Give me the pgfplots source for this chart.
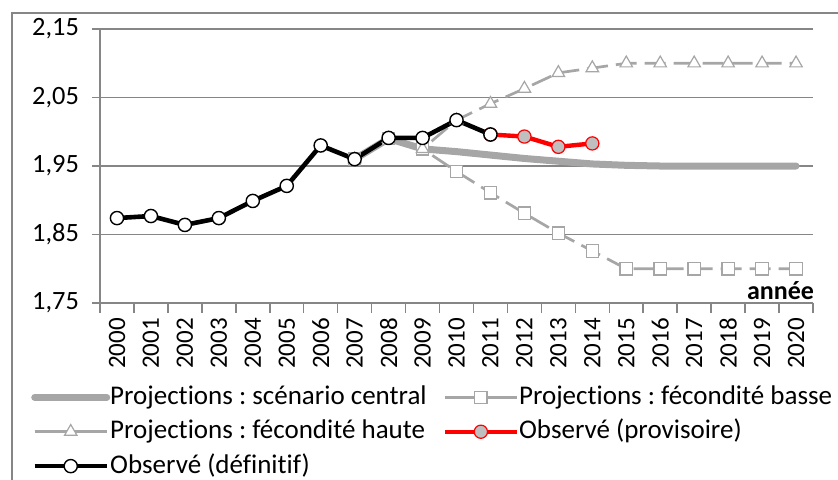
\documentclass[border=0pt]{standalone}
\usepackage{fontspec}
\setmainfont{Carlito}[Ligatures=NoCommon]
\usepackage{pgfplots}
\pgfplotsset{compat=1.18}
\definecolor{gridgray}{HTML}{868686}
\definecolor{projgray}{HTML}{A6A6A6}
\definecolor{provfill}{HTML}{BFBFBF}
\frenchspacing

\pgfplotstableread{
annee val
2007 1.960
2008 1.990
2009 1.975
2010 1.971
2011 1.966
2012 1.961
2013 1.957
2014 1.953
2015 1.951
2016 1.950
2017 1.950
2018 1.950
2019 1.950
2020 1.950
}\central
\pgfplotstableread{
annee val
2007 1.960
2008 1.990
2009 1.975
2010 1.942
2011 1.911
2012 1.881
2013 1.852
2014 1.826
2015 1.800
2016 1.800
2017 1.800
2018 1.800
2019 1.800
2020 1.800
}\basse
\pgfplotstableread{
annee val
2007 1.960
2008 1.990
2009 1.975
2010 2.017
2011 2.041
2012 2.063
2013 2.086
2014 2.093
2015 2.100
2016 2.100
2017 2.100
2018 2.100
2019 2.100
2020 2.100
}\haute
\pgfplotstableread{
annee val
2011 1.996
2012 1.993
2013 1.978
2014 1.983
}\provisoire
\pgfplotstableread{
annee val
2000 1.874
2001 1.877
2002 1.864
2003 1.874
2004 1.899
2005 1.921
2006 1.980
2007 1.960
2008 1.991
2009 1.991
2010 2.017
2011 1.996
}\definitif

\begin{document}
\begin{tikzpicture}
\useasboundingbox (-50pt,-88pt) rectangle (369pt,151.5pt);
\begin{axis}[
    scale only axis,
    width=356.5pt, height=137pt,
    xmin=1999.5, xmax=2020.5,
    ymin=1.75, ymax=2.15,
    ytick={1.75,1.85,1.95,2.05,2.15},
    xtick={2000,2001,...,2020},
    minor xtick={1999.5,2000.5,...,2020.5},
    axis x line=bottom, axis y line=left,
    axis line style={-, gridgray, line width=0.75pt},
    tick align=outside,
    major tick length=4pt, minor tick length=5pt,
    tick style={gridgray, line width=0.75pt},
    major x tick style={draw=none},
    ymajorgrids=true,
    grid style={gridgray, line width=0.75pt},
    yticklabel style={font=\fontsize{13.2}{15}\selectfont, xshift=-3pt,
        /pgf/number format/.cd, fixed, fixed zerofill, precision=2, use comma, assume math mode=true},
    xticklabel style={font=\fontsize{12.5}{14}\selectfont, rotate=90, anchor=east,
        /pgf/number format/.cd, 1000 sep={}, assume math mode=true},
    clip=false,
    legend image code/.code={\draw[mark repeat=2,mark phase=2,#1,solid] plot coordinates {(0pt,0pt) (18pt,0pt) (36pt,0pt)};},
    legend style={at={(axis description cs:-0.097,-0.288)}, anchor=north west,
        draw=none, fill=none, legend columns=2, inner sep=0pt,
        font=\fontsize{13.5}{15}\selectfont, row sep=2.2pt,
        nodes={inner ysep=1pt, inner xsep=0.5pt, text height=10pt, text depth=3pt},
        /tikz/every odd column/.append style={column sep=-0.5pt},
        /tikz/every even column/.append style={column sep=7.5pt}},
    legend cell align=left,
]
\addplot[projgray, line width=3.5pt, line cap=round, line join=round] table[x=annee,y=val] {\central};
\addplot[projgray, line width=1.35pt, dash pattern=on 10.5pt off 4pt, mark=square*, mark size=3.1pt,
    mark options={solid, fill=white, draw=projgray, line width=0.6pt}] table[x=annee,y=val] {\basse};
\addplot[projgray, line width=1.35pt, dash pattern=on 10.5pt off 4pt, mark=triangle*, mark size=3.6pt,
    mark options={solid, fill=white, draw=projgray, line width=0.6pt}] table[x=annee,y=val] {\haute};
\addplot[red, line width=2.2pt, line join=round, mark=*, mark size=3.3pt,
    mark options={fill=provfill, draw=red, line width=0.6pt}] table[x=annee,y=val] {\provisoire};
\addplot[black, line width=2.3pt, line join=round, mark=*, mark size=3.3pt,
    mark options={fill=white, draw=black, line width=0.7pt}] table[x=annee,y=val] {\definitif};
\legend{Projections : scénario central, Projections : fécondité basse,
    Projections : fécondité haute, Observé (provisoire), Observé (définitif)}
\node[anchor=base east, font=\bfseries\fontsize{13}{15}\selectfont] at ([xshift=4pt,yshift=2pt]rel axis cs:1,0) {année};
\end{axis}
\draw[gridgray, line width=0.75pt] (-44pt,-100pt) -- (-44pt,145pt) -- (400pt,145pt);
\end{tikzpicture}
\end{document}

**TASK**.
Reproduce the material word for word. Any pictures should be left out of the copy.

**TASK ANSWER**.
Give me the pgfplots source for this chart.
\documentclass[border=0pt]{standalone}
\usepackage{fontspec}
\setmainfont{Carlito}[Ligatures=NoCommon]
\usepackage{pgfplots}
\pgfplotsset{compat=1.18}
\definecolor{gridgray}{HTML}{868686}
\definecolor{projgray}{HTML}{A6A6A6}
\definecolor{provfill}{HTML}{BFBFBF}
\frenchspacing

\pgfplotstableread{
annee val
2007 1.960
2008 1.990
2009 1.975
2010 1.971
2011 1.966
2012 1.961
2013 1.957
2014 1.953
2015 1.951
2016 1.950
2017 1.950
2018 1.950
2019 1.950
2020 1.950
}\central
\pgfplotstableread{
annee val
2007 1.960
2008 1.990
2009 1.975
2010 1.942
2011 1.911
2012 1.881
2013 1.852
2014 1.826
2015 1.800
2016 1.800
2017 1.800
2018 1.800
2019 1.800
2020 1.800
}\basse
\pgfplotstableread{
annee val
2007 1.960
2008 1.990
2009 1.975
2010 2.017
2011 2.041
2012 2.063
2013 2.086
2014 2.093
2015 2.100
2016 2.100
2017 2.100
2018 2.100
2019 2.100
2020 2.100
}\haute
\pgfplotstableread{
annee val
2011 1.996
2012 1.993
2013 1.978
2014 1.983
}\provisoire
\pgfplotstableread{
annee val
2000 1.874
2001 1.877
2002 1.864
2003 1.874
2004 1.899
2005 1.921
2006 1.980
2007 1.960
2008 1.991
2009 1.991
2010 2.017
2011 1.996
}\definitif

\begin{document}
\begin{tikzpicture}
\useasboundingbox (-50pt,-88pt) rectangle (369pt,151.5pt);
\begin{axis}[
    scale only axis,
    width=356.5pt, height=137pt,
    xmin=1999.5, xmax=2020.5,
    ymin=1.75, ymax=2.15,
    ytick={1.75,1.85,1.95,2.05,2.15},
    xtick={2000,2001,...,2020},
    minor xtick={1999.5,2000.5,...,2020.5},
    axis x line=bottom, axis y line=left,
    axis line style={-, gridgray, line width=0.75pt},
    tick align=outside,
    major tick length=4pt, minor tick length=5pt,
    tick style={gridgray, line width=0.75pt},
    major x tick style={draw=none},
    ymajorgrids=true,
    grid style={gridgray, line width=0.75pt},
    yticklabel style={font=\fontsize{13.2}{15}\selectfont, xshift=-3pt,
        /pgf/number format/.cd, fixed, fixed zerofill, precision=2, use comma, assume math mode=true},
    xticklabel style={font=\fontsize{12.5}{14}\selectfont, rotate=90, anchor=east,
        /pgf/number format/.cd, 1000 sep={}, assume math mode=true},
    clip=false,
    legend image code/.code={\draw[mark repeat=2,mark phase=2,#1,solid] plot coordinates {(0pt,0pt) (18pt,0pt) (36pt,0pt)};},
    legend style={at={(axis description cs:-0.097,-0.288)}, anchor=north west,
        draw=none, fill=none, legend columns=2, inner sep=0pt,
        font=\fontsize{13.5}{15}\selectfont, row sep=2.2pt,
        nodes={inner ysep=1pt, inner xsep=0.5pt, text height=10pt, text depth=3pt},
        /tikz/every odd column/.append style={column sep=-0.5pt},
        /tikz/every even column/.append style={column sep=7.5pt}},
    legend cell align=left,
]
\addplot[projgray, line width=3.5pt, line cap=round, line join=round] table[x=annee,y=val] {\central};
\addplot[projgray, line width=1.35pt, dash pattern=on 10.5pt off 4pt, mark=square*, mark size=3.1pt,
    mark options={solid, fill=white, draw=projgray, line width=0.6pt}] table[x=annee,y=val] {\basse};
\addplot[projgray, line width=1.35pt, dash pattern=on 10.5pt off 4pt, mark=triangle*, mark size=3.6pt,
    mark options={solid, fill=white, draw=projgray, line width=0.6pt}] table[x=annee,y=val] {\haute};
\addplot[red, line width=2.2pt, line join=round, mark=*, mark size=3.3pt,
    mark options={fill=provfill, draw=red, line width=0.6pt}] table[x=annee,y=val] {\provisoire};
\addplot[black, line width=2.3pt, line join=round, mark=*, mark size=3.3pt,
    mark options={fill=white, draw=black, line width=0.7pt}] table[x=annee,y=val] {\definitif};
\legend{Projections : scénario central, Projections : fécondité basse,
    Projections : fécondité haute, Observé (provisoire), Observé (définitif)}
\node[anchor=base east, font=\bfseries\fontsize{13}{15}\selectfont] at ([xshift=4pt,yshift=2pt]rel axis cs:1,0) {année};
\end{axis}
\draw[gridgray, line width=0.75pt] (-44pt,-100pt) -- (-44pt,145pt) -- (400pt,145pt);
\end{tikzpicture}
\end{document}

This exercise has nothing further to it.